Tuesday, 29 April 2008

Tax freedom day for New Zealand (updated)

I notice from this New Zealand Business Roundtable press release that tax freedom day (pdf) for this year is today April 29. This is at least as far as the tax burden imposed by central government is concerned. The press release notes
... 29 April is a red letter day because it represents the day in the year when the average New Zealander stops working for the government and starts working for themselves.

“In other words it means that since the beginning of January the average New Zealander has nationally spent one third of the year working for central government.”
Note that the
... calculation of 29 April was based on central government core expenditure, which amounts to 32.4 percent of gross domestic product (GDP) according to the 2008 Budget Policy Statement.
But don't get too happy since
... the core central government spending measure understates the true tax burden because it leaves out or underestimates elements of government spending such as local government outlays.
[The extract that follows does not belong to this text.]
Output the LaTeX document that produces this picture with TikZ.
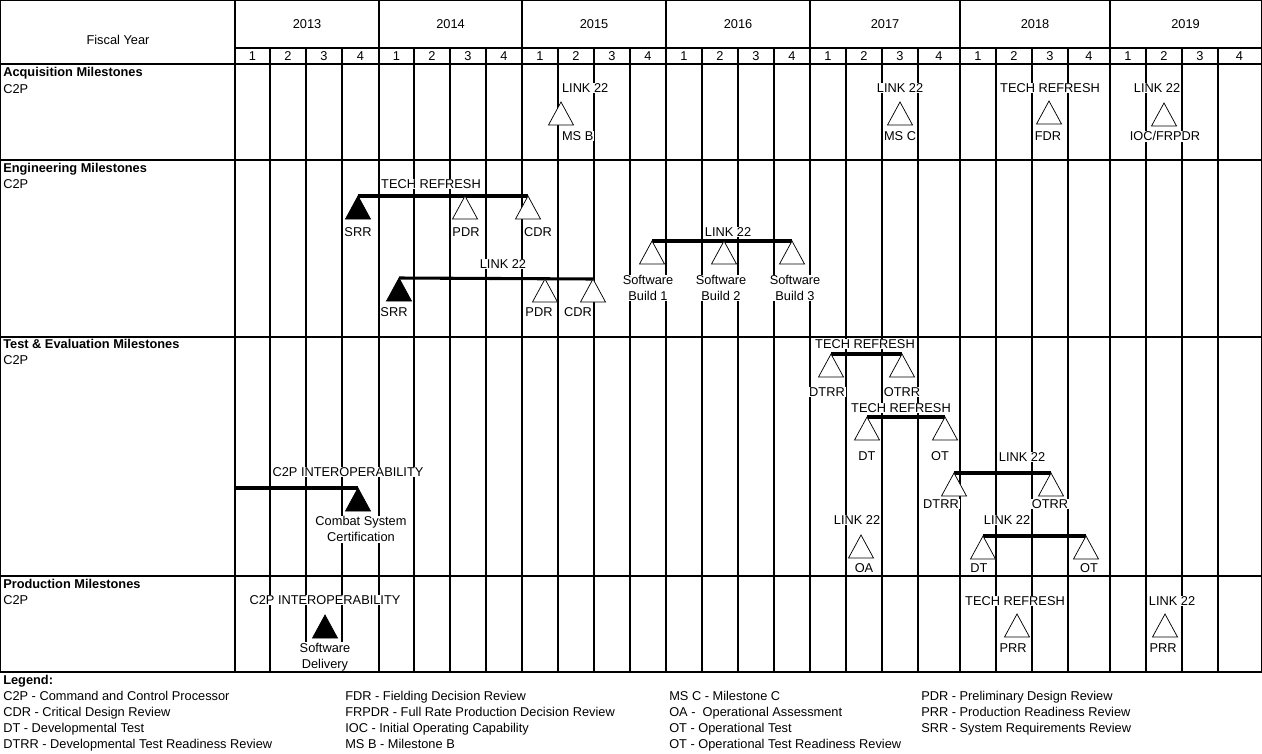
\documentclass[tikz,border=0pt]{standalone}
\usepackage{fontspec}
\setmainfont{Liberation Sans}
\newcommand{\diagfont}{\fontsize{9.6}{12}\selectfont}
\newcommand{\otri}[3]{\coordinate (#1) at (#2,#3);
  \draw[tri,fill=white] (#1) -- ++(-12.5,23) -- ++(25,0) -- cycle;}
\newcommand{\ftri}[3]{\coordinate (#1) at (#2,#3);
  \draw[tri,fill=black] (#1) -- ++(-12.5,23) -- ++(25,0) -- cycle;}
\begin{document}
\begin{tikzpicture}[x=0.75pt,y=-0.75pt,
  grid/.style={line width=0.8pt},
  bar/.style={line width=2.3pt},
  tri/.style={line width=0.55pt,line join=miter},
  lbl/.style={fill=white,inner sep=0.6pt,font=\diagfont,align=center},
  txt/.style={inner sep=0pt,font=\diagfont,anchor=west,text height=6.9pt,text depth=0pt},
  btxt/.style={inner sep=0pt,font=\diagfont\bfseries,anchor=west,text height=6.9pt,text depth=0pt}]
\useasboundingbox (0,0) rectangle (1262,753);
% vertical grid lines
\draw[grid] (235,0.5) -- (235,672);
\foreach \x in {379,522,666,810,960,1110} \draw[grid] (\x,0.5) -- (\x,672);
\foreach \x in {270,306,342,414,450,486,558,594,630,702,738,774,846,882,918,996,1032,1068,1146,1182,1218}
  \draw[grid] (\x,48) -- (\x,672);
% header
\node[inner sep=0pt,font=\diagfont] (fy) at (118,40) {Fiscal Year};
\foreach \x/\y [count=\i] in {307/2013,450.5/2014,594/2015,738/2016,885/2017,1035/2018,1185.5/2019}
  \node[inner sep=0pt,font=\diagfont] (yr\i) at (\x,24) {\y};
\foreach \x/\q [count=\i] in {252.5/1,288/2,324/3,360.5/4,396.5/1,432/2,468/3,504/4,540/1,576/2,612/3,648/4,684/1,720/2,756/3,792/4,828/1,864/2,900/3,939/4,978/1,1014/2,1050/3,1089/4,1128/1,1164/2,1200/3,1239.5/4}
  \node[inner sep=0pt,font=\diagfont] (q\i) at (\x,56) {\q};
% row labels
\node[btxt] (acq) at (3,72) {Acquisition Milestones};
\node[txt] (acqc) at (3,89) {C2P};
\node[btxt] (eng) at (3,168) {Engineering Milestones};
\node[txt] (engc) at (3,184) {C2P};
\node[btxt] (te) at (3,344) {Test \& Evaluation Milestones};
\node[txt] (tec) at (3,360) {C2P};
\node[btxt] (prod) at (3,584) {Production Milestones};
\node[txt] (prodc) at (3,600) {C2P};
% ---------- Acquisition ----------
\node[lbl,anchor=west] (a1t) at (561,88) {LINK 22};
\otri{a1}{561}{102}
\node[lbl,anchor=west] (a1b) at (561,136) {MS B};
\node[lbl] (a2t) at (900,88) {LINK 22};
\otri{a2}{900}{102}
\node[lbl] (a2b) at (900,136) {MS C};
\node[lbl] (a3t) at (1050,88) {TECH REFRESH};
\otri{a3}{1049}{101}
\node[lbl] (a3b) at (1048,136) {FDR};
\node[lbl] (a4t) at (1157,88) {LINK 22};
\otri{a4}{1164}{103}
\node[lbl] (a4b) at (1165,136) {IOC/FRPDR};
% ---------- Engineering ----------
\node[lbl] (e1t) at (431,184) {TECH REFRESH};
\node[lbl] (e1a) at (358,232) {SRR};
\node[lbl] (e1b) at (466,232) {PDR};
\node[lbl] (e1c) at (538,232) {CDR};
\coordinate (srra) at (358,196);
\coordinate (cdra) at (528,196);
\draw[bar] (srra) -- (cdra);
\ftri{srra}{358}{196}
\otri{pdra}{465}{196}
\otri{cdra}{528}{196}
\node[lbl] (e2t) at (503,264) {LINK 22};
\node[lbl] (e2a) at (394,312) {SRR};
\node[lbl] (e2b) at (539,312) {PDR};
\node[lbl] (e2c) at (578,312) {CDR};
\coordinate (srrb) at (399,278);
\coordinate (cdrb) at (593,279);
\draw[bar] (srrb) -- (cdrb);
\ftri{srrb}{399}{278}
\otri{pdrb}{545}{279}
\otri{cdrb}{593}{279}
\node[lbl] (e3t) at (728,232) {LINK 22};
\node[lbl] (sbl1) at (648,288) {Software\\Build 1};
\node[lbl] (sbl2) at (721,288) {Software\\Build 2};
\node[lbl] (sbl3) at (795,288) {Software\\Build 3};
\coordinate (sb1) at (652,241);
\coordinate (sb3) at (792,241);
\draw[bar] (sb1) -- (sb3);
\otri{sb1}{652}{241}
\otri{sb2}{724}{241}
\otri{sb3}{792}{241}
% ---------- Test & Evaluation ----------
\node[lbl] (t1t) at (865,344) {TECH REFRESH};
\node[lbl] (t1a) at (827,392) {DTRR};
\node[lbl] (t1b) at (902,392) {OTRR};
\coordinate (dtrra) at (831,354);
\coordinate (otrra) at (902,354);
\draw[bar] (dtrra) -- (otrra);
\otri{dtrra}{831}{354}
\otri{otrra}{902}{354}
\node[lbl] (t2t) at (901,408) {TECH REFRESH};
\node[lbl] (t2a) at (867,456) {DT};
\node[lbl] (t2b) at (940,456) {OT};
\coordinate (dta) at (867,417);
\coordinate (ota) at (945,417);
\draw[bar] (dta) -- (ota);
\otri{dta}{867}{417}
\otri{ota}{945}{417}
\node[lbl] (t3t) at (1022,457) {LINK 22};
\node[lbl] (t3a) at (941,504) {DTRR};
\node[lbl] (t3b) at (1050,504) {OTRR};
\coordinate (dtrrb) at (954,473);
\coordinate (otrrb) at (1051,473);
\draw[bar] (dtrrb) -- (otrrb);
\otri{dtrrb}{954}{473}
\otri{otrrb}{1051}{473}
\node[lbl] (t4t) at (857,520) {LINK 22};
\otri{oa}{861}{535}
\node[lbl] (t4a) at (864,568) {OA};
\node[lbl] (t5t) at (1007,520) {LINK 22};
\node[lbl] (t5a) at (979,568) {DT};
\node[lbl] (t5b) at (1089,568) {OT};
\coordinate (dtb) at (983,536);
\coordinate (otb) at (1086,536);
\draw[bar] (dtb) -- (otb);
\otri{dtb}{983}{536}
\otri{otb}{1086}{536}
\node[lbl] (t6t) at (348,472) {C2P INTEROPERABILITY};
\node[lbl] (t6a) at (361,529) {Combat System\\Certification};
\coordinate (cstart) at (235,488);
\coordinate (csc) at (358,488);
\draw[bar] (cstart) -- (csc);
\ftri{csc}{358}{488}
% ---------- Production ----------
\node[lbl] (p1t) at (325,600) {C2P INTEROPERABILITY};
\ftri{sd}{325}{615}
\node[lbl] (p1a) at (325,657) {Software\\Delivery};
\node[lbl] (p2t) at (1015,601) {TECH REFRESH};
\otri{prra}{1017}{614}
\node[lbl] (p2a) at (1013,648) {PRR};
\node[lbl] (p3t) at (1172,601) {LINK 22};
\otri{prrb}{1165}{614}
\node[lbl] (p3a) at (1163,648) {PRR};
% horizontal grid lines and border
\draw[grid] (0.5,0.5) rectangle (1261.5,672);
\draw[grid] (235,48) -- (1261.5,48);
\foreach \y in {64,160,337,576} \draw[grid] (0.5,\y) -- (1261.5,\y);
% ---------- Legend ----------
\node[btxt] (leg) at (3,680) {Legend:};
\node[txt] (l11) at (3,696) {C2P - Command and Control Processor};
\node[txt] (l12) at (3,712) {CDR - Critical Design Review};
\node[txt] (l13) at (3,728) {DT - Developmental Test};
\node[txt] (l14) at (3,744) {DTRR - Developmental Test Readiness Review};
\node[txt] (l21) at (345,696) {FDR - Fielding Decision Review};
\node[txt] (l22) at (345,712) {FRPDR - Full Rate Production Decision Review};
\node[txt] (l23) at (345,728) {IOC - Initial Operating Capability};
\node[txt] (l24) at (345,744) {MS B - Milestone B};
\node[txt] (l31) at (669,696) {MS C - Milestone C};
\node[txt] (l32) at (669,712) {OA -\ \ Operational Assessment};
\node[txt] (l33) at (669,728) {OT - Operational Test};
\node[txt] (l34) at (669,744) {OT - Operational Test Readiness Review};
\node[txt] (l41) at (921,696) {PDR - Preliminary Design Review};
\node[txt] (l42) at (921,712) {PRR - Production Readiness Review};
\node[txt] (l43) at (921,728) {SRR - System Requirements Review};
\end{tikzpicture}
\end{document}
If these are included, total government spending in New Zealand, as measured by the OECD, is projected to be 42.4 percent of GDP in 2008.

On this basis, Tax Freedom Day would fall on 4 June.
But it gets worse since
[t]his broader measure highlights the extent to which New Zealand is a relatively high-taxed country. Compared with New Zealand, Tax Freedom Day on this measure comes a month earlier in Australia and Switzerland (4 May), about three 2 weeks earlier in Ireland (10 May) and Japan (14 May), and more than two weeks earlier in the United States (18 May).
So back to work, the government wants more income from you!

Update: Not PC is Still waiting for Tax Freedom Day.